Podpisanie protokołu przez zwaśnione strony to efekt negocjacji, które w imieniu Unii Europejskiej prowadził czeski premier Mirek Topolanek. Wczoraj spotkał się on z premierem Rosji Władimirem Putinem oraz z szefową ukraińskiego rządu Julią Tymoszenko.
7 stycznia Moskwa całkowicie przerwała tłoczenie gazu ukraińskimi rurociągami. Twierdziła, że Ukraina podkrada paliwo przeznaczone dla innych europejskich odbiorców. Wznowienie dostaw uzależniała od powołania komisji obserwatorów, którzy monitorowaliby tranzyt gazu przez ukraińskie terytorium. Władze w Kijowie zaprzeczały, jakoby kradły surowiec, zgodziły się jednak na powołanie specjalnej komisji.
Już nic nie stoi na przeszkodzie, aby Rosja mogła wznowić dostawy gazu - oświadczył Topolanek po zakończeniu spotkania z Tymoszenko.
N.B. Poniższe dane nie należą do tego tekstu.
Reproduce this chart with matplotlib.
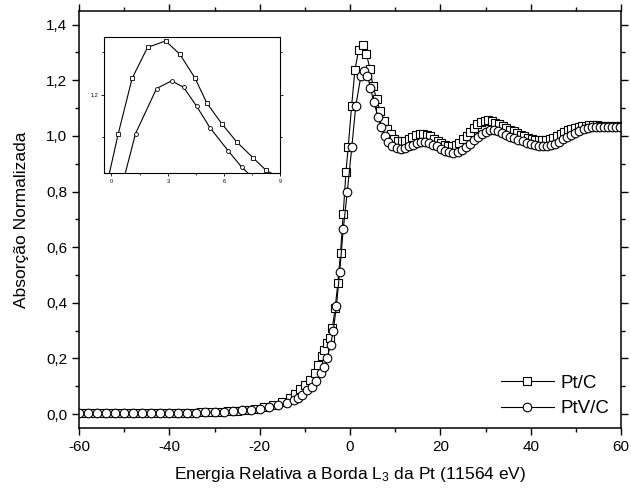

Podpisaliśmy protokół, aby pokazać, że Ukraina nie stanowi przeszkody dla dostaw rosyjskiego gazu - stwierdziła z kolei szefowa rządu w Kijowie.
Wznowimy dostawy przez Ukrainę, kiedy tylko zespoły międzynarodowych kontrolerów znajdą się w punkcie, gdzie gazociąg przekracza granicę rosyjsko-ukraińską oraz tam, gdzie dociera do granicy ukraińsko-unijnej - zapewnił premier Rosji Władimir Putin.
Jak informuje agencja Reuters, może upłynąć nawet 36 godzin od momentu wznowienia przez Rosję przesyły gazu, zanim zacznie on ponownie docierać do europejskich odbiorców. Z kolei agencja dpa twierdzi, że może to potrwać nawet 3 dni. Bohdan Sokołowski, przedstawiciel prezydenta Ukrainy do spraw bezpieczeństwa energetycznego, w rozmowie z agencją AP stwierdził, że Rosja potrzebuje około 30 godzin, aby przywrócić dostawy gazu. Dodatkowe 36 godzin zajmie tranzyt surowca na zachodnią granicę Ukrainy.
Warto zaznaczyć, że przywrócenie dostaw gazu nie oznacza końca sporu między Rosją a Ukrainą. Wciąż nie doszło do porozumienia co do ceny błękitnego paliwa między ukraińską spółką naftową Naftohaz a rosyjskim Gazpromem. Niestety rozmowy zakończyły się niczym. Gazprom nadal żąda 450 dolarów za 1000 metrów sześciennych gazu. Nikt w Europie nie płaci tyle za gaz - powiedział szef Naftohazu Oleh Dubina, który wrócił z Moskwy do Kijowa z pustymi rękami.